[EXERCISE GOAL]
Repeat the material below exactly, with no pictures.

[DATASET EXTRACT]
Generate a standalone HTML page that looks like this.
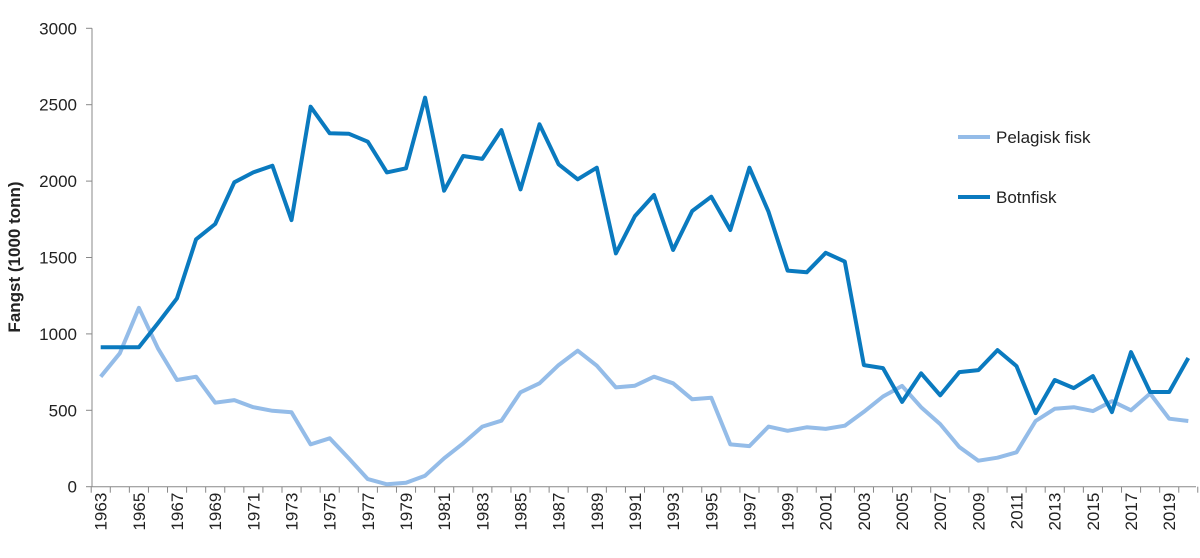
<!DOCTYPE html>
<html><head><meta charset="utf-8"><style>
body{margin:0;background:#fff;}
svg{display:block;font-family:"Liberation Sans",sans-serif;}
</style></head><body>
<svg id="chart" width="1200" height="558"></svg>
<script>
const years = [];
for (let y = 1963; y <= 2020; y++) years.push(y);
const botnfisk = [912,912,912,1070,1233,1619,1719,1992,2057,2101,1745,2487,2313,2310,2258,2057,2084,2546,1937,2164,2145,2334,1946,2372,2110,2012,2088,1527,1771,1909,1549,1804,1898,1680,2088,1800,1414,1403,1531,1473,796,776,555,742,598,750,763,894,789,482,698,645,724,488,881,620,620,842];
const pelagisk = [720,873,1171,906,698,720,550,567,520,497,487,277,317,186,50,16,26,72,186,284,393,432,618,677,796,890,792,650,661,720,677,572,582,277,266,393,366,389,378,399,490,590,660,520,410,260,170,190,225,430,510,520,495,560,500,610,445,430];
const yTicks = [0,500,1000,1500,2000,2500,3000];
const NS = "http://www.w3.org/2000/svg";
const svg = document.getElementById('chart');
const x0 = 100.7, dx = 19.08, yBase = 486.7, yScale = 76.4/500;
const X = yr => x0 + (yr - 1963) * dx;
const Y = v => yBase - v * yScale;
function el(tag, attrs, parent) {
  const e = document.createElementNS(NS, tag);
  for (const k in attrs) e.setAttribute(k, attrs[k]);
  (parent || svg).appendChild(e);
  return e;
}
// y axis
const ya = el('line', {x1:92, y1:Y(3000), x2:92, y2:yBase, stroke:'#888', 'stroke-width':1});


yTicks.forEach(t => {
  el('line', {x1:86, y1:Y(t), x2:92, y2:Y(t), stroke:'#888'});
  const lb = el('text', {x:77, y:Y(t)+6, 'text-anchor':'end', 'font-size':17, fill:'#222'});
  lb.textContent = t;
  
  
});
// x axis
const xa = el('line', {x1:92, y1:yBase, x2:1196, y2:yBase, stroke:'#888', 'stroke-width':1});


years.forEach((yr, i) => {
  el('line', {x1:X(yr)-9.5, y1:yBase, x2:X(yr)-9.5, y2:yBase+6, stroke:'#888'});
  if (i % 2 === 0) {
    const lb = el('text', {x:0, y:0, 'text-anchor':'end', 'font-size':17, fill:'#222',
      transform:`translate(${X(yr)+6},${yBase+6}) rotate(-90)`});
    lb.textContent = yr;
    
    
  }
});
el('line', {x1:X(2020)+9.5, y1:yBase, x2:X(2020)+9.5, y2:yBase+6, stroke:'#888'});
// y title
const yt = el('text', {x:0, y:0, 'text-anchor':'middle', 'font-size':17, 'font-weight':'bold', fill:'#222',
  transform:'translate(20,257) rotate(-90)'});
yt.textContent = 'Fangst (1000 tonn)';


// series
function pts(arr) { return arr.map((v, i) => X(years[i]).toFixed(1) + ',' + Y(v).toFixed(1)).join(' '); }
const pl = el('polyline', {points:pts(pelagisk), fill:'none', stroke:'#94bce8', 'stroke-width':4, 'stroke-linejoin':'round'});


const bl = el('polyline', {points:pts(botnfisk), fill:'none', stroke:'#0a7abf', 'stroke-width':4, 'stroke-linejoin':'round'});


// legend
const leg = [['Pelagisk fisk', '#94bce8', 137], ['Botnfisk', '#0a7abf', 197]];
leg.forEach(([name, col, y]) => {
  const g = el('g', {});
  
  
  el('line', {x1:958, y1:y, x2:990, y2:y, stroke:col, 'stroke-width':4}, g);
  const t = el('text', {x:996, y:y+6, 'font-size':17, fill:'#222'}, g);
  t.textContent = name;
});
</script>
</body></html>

[EXERCISE ANSWER]
Generate a standalone HTML page that looks like this.
<!DOCTYPE html>
<html><head><meta charset="utf-8"><style>
body{margin:0;background:#fff;}
svg{display:block;font-family:"Liberation Sans",sans-serif;}
</style></head><body>
<svg id="chart" width="1200" height="558"></svg>
<script>
const years = [];
for (let y = 1963; y <= 2020; y++) years.push(y);
const botnfisk = [912,912,912,1070,1233,1619,1719,1992,2057,2101,1745,2487,2313,2310,2258,2057,2084,2546,1937,2164,2145,2334,1946,2372,2110,2012,2088,1527,1771,1909,1549,1804,1898,1680,2088,1800,1414,1403,1531,1473,796,776,555,742,598,750,763,894,789,482,698,645,724,488,881,620,620,842];
const pelagisk = [720,873,1171,906,698,720,550,567,520,497,487,277,317,186,50,16,26,72,186,284,393,432,618,677,796,890,792,650,661,720,677,572,582,277,266,393,366,389,378,399,490,590,660,520,410,260,170,190,225,430,510,520,495,560,500,610,445,430];
const yTicks = [0,500,1000,1500,2000,2500,3000];
const NS = "http://www.w3.org/2000/svg";
const svg = document.getElementById('chart');
const x0 = 100.7, dx = 19.08, yBase = 486.7, yScale = 76.4/500;
const X = yr => x0 + (yr - 1963) * dx;
const Y = v => yBase - v * yScale;
function el(tag, attrs, parent) {
  const e = document.createElementNS(NS, tag);
  for (const k in attrs) e.setAttribute(k, attrs[k]);
  (parent || svg).appendChild(e);
  return e;
}
// y axis
const ya = el('line', {x1:92, y1:Y(3000), x2:92, y2:yBase, stroke:'#888', 'stroke-width':1});


yTicks.forEach(t => {
  el('line', {x1:86, y1:Y(t), x2:92, y2:Y(t), stroke:'#888'});
  const lb = el('text', {x:77, y:Y(t)+6, 'text-anchor':'end', 'font-size':17, fill:'#222'});
  lb.textContent = t;
  
  
});
// x axis
const xa = el('line', {x1:92, y1:yBase, x2:1196, y2:yBase, stroke:'#888', 'stroke-width':1});


years.forEach((yr, i) => {
  el('line', {x1:X(yr)-9.5, y1:yBase, x2:X(yr)-9.5, y2:yBase+6, stroke:'#888'});
  if (i % 2 === 0) {
    const lb = el('text', {x:0, y:0, 'text-anchor':'end', 'font-size':17, fill:'#222',
      transform:`translate(${X(yr)+6},${yBase+6}) rotate(-90)`});
    lb.textContent = yr;
    
    
  }
});
el('line', {x1:X(2020)+9.5, y1:yBase, x2:X(2020)+9.5, y2:yBase+6, stroke:'#888'});
// y title
const yt = el('text', {x:0, y:0, 'text-anchor':'middle', 'font-size':17, 'font-weight':'bold', fill:'#222',
  transform:'translate(20,257) rotate(-90)'});
yt.textContent = 'Fangst (1000 tonn)';


// series
function pts(arr) { return arr.map((v, i) => X(years[i]).toFixed(1) + ',' + Y(v).toFixed(1)).join(' '); }
const pl = el('polyline', {points:pts(pelagisk), fill:'none', stroke:'#94bce8', 'stroke-width':4, 'stroke-linejoin':'round'});


const bl = el('polyline', {points:pts(botnfisk), fill:'none', stroke:'#0a7abf', 'stroke-width':4, 'stroke-linejoin':'round'});


// legend
const leg = [['Pelagisk fisk', '#94bce8', 137], ['Botnfisk', '#0a7abf', 197]];
leg.forEach(([name, col, y]) => {
  const g = el('g', {});
  
  
  el('line', {x1:958, y1:y, x2:990, y2:y, stroke:col, 'stroke-width':4}, g);
  const t = el('text', {x:996, y:y+6, 'font-size':17, fill:'#222'}, g);
  t.textContent = name;
});
</script>
</body></html>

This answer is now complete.